Quem abrir “Fome de fogo” (Bertrand Editora, 2014) meio distraído e der com a foto dos autores na lombada, provavelmente pensará tratar-se de uma biografia sobre uma banda praticante de música com alguma obscuridade, habituada a tocar em lugares andrajosos para meia dúzia de gatos pingados (e acusando um elevado grau de pinga). Meio engano. Jerker Eriksson e Hakan Axlander Sundquist são gente muito respeitável, com um passado ligado ao eletropunk, às artes e à música que, sob o pseudónimo de erik axl sund, se dedicam agora à escrita, com romances carregados de negrume como é o caso deste”Fome de fogo”, segundo volume da trilogia As Faces de Victoria Bergman, que se tornou num dos mais celebrados fenómenos da literatura criminal sueca.
Em “A rapariga-corvo”, o primeiro volume da série, fomos apresentados ao trio de mulheres que constituem a cabeça, o corpo e os membros desta saga: Sofia Zetterkund, uma psicoterapeuta que tem entre mãos dois casos fascinantes: o de Samuel Bai, um menino-soldado da Serra Leoa, e o de Victoria Bergman, uma mulher subjugada a um trauma profundo de infância – Victoria que está também no centro da narrativa; a terceira mulher dá pelo nome de Jeanette Kihlberg, investigadora que tem a difícil missão de desvendar o que está por detrás de uma série de homicídios que envolvem crianças estrangeiras, todas elas encontradas mortas em locais públicos da cidade de Estocolmo.

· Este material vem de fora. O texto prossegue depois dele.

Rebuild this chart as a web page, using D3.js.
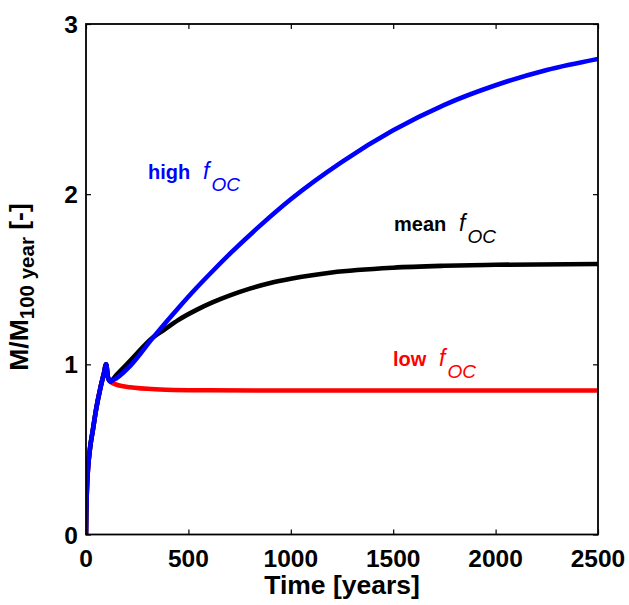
<!DOCTYPE html>
<html>
<head>
<meta charset="utf-8">
<script src="https://cdn.jsdelivr.net/npm/d3@7"></script>
<style>
  html, body { margin: 0; padding: 0; background: #fff; }
  svg { display: block; font-family: "Liberation Sans", Arial, Helvetica, sans-serif; }
</style>
</head>
<body>
<svg id="chart" width="629" height="605"></svg>
<script>
// ---- data ----
const xTicks = [0, 500, 1000, 1500, 2000, 2500];
const yTicks = [0, 1, 2, 3];

// shared initial build-up (first 100 years)
const riseYears  = [0, 1, 3, 6, 10, 20, 33, 50, 70, 88, 98];
const riseValues = [0, 0.1, 0.21, 0.31, 0.39, 0.51, 0.61, 0.74, 0.86, 0.95, 1.0];

const highYears  = [108, 118, 150, 215, 329, 450, 540, 620, 703, 850, 1000, 1250, 1500, 1750, 2000, 2250, 2500];
const highValues = [0.92, 0.9, 0.92, 0.99, 1.16, 1.33, 1.45, 1.55, 1.65, 1.815, 1.97, 2.19, 2.375, 2.525, 2.64, 2.73, 2.795];

const meanYears  = [108, 118, 150, 215, 329, 378, 450, 540, 620, 703, 800, 900, 1000, 1200, 1500, 1750, 2000, 2500];
const meanValues = [0.92, 0.9, 0.94, 1.02, 1.16, 1.2, 1.26, 1.32, 1.365, 1.405, 1.445, 1.478, 1.503, 1.54, 1.568, 1.579, 1.585, 1.59];

const lowYears  = [108, 118, 133, 215, 361, 500, 1000, 1500, 2000, 2500];
const lowValues = [0.92, 0.9, 0.888, 0.865, 0.852, 0.848, 0.846, 0.846, 0.846, 0.846];

const seriesNames  = ["low", "mean", "high"];
const seriesColors = ["#ff0000", "#000000", "#0000ff"];

// ---- layout ----
const svg = d3.select("#chart");
const L = 86, R = 598, T = 24, B = 534.5;
const x = d3.scaleLinear().domain([0, 2500]).range([L, R]);
const y = d3.scaleLinear().domain([0, 3]).range([B, T]);

function pts(yrs, vals) {
  const a = riseYears.map((t, i) => [t, riseValues[i]]);
  return a.concat(yrs.map((t, i) => [t, vals[i]]));
}
const data = {
  low: pts(lowYears, lowValues),
  mean: pts(meanYears, meanValues),
  high: pts(highYears, highValues)
};

const line = d3.line().x(d => x(d[0])).y(d => y(d[1])).curve(d3.curveMonotoneX);

svg.append("clipPath").attr("id", "clip")
  .append("rect").attr("x", L).attr("y", T - 3).attr("width", R - L).attr("height", B - T + 3);

seriesNames.forEach((n, i) => {
  svg.append("path")
    .datum(data[n])
    .attr("d", line)
    .attr("fill", "none")
    .attr("stroke", seriesColors[i])
    .attr("stroke-width", 4.6)
    .attr("stroke-linejoin", "round")
    .attr("clip-path", "url(#clip)");
});

// axes (ticks inside, mirrored)
const tk = 5;
const axB = svg.append("g").attr("transform", `translate(0,${B})`)
  .call(d3.axisBottom(x).tickValues(xTicks).tickSize(-tk).tickFormat(""));
const axT = svg.append("g").attr("transform", `translate(0,${T})`)
  .call(d3.axisTop(x).tickValues(xTicks).tickSize(-tk).tickFormat(""));
const axL = svg.append("g").attr("transform", `translate(${L},0)`)
  .call(d3.axisLeft(y).tickValues(yTicks).tickSize(-tk).tickFormat(""));
const axR = svg.append("g").attr("transform", `translate(${R},0)`)
  .call(d3.axisRight(y).tickValues(yTicks).tickSize(-tk).tickFormat(""));
[axB, axT, axL, axR].forEach(g => {
  g.select(".domain").remove();
  g.selectAll("line").attr("stroke", "#000").attr("stroke-width", 1.2);
});

svg.append("rect").attr("x", L).attr("y", T).attr("width", R - L).attr("height", B - T)
  .attr("fill", "none").attr("stroke", "#000").attr("stroke-width", 1.8);

// tick labels
svg.append("g").selectAll("text").data(xTicks).join("text")
  .attr("x", d => x(d)).attr("y", 567)
  .attr("text-anchor", "middle").attr("font-size", 24.5).attr("font-weight", "bold")
  .text(d => d);
svg.append("g").selectAll("text").data(yTicks).join("text")
  .attr("x", 78).attr("y", d => y(d) + 9)
  .attr("text-anchor", "end").attr("font-size", 24.5).attr("font-weight", "bold")
  .text(d => d);

// axis titles
svg.append("text").attr("x", (L + R) / 2).attr("y", 594)
  .attr("text-anchor", "middle").attr("font-size", 26.5).attr("font-weight", "bold")
  .text("Time [years]");

const yl = svg.append("text")
  .attr("transform", "translate(28,287) rotate(-90)")
  .attr("text-anchor", "middle").attr("font-size", 26.5).attr("font-weight", "bold");
yl.append("tspan").text("M/M");
yl.append("tspan").attr("font-size", 20.5).attr("dy", 6).text("100 year");
yl.append("tspan").attr("dy", -6).text(" [-]");

// curve annotations
function annot(xp, yp, word, color) {
  const t = svg.append("text").attr("x", xp).attr("y", yp).attr("fill", color).attr("font-size", 20);
  t.append("tspan").attr("font-weight", "bold").text(word);
  t.append("tspan").attr("font-style", "italic").attr("font-size", 23).text("\u00a0\u00a0f");
  t.append("tspan").attr("font-style", "italic").attr("font-size", 19).attr("dy", 12).attr("dx", 2).text("OC");
}
annot(148, 179, "high", "#0000ff");
annot(394, 231, "mean", "#000000");
annot(393, 366, "low", "#ff0000");
</script>
</body>
</html>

Se a meio do livro as coisas arrefeciam de certa forma, parecendo dirigir-se para os pantanosos terrenos da previsibilidade, o final oferecia um arrepiante twist, que provocava no leitor a ânsia de ter nas mãos o segundo volume da série. Volume que, diga-se em boa verdade, não defraudou em nada as expectativas. Se “A rapariga-corvo” tinha oferecido um pálido esqueleto de quem seria Victoria Bergman, “Fome de fogo” dá-lhe o sangue, a matéria carnal e o oxigénio necessários à insuflação de vida, criando algo parecido a uma Lizbeth Salander em versão descontrolada e tremendamente imprevisível.
Neste segundo tomo, Jeanette Kihlberg continua a investigar os casos dos meninos mortos, mas a falta de indícios e a vontade política de arquivar o caso parecem condenar os crimes ao esquecimento. Kihlberg aproveita os tempos livres para prosseguir a investigação pela calada, mas tem de entrar em acção quando um homem de negócios é encontrado morto naquilo que parece ter sido um ritual de morte e vingança.
Já Sofia Zetterlund mergulha cada vez mais no seu passado, ao mesmo tempo que se vai envolvendo cada vez mais na investigação de Kihlberg, com quem mantém uma relação de amizade extremamente colorida. Quanto a Victoria Bergman, todos os caminhos parecem conduzir até si, estando o anonimato conseguido em finais da sua juventude perto de ser posto debaixo dos holofotes.
Carregado de suspense, “Fome de fogo” apresenta-nos o retrato de Victoria Bergman, preenchendo os espaços em branco que haviam ficado do livro anterior e ajudando a construir um mito. Espera-se agora que ”As instruções da Pitonisa”, o último livro da série, não defraude as expectativas geradas, e que finalmente as sombras caiam sobre a cidade de Estocolmo. O futuro é negro e pertence a Victoria Bergman.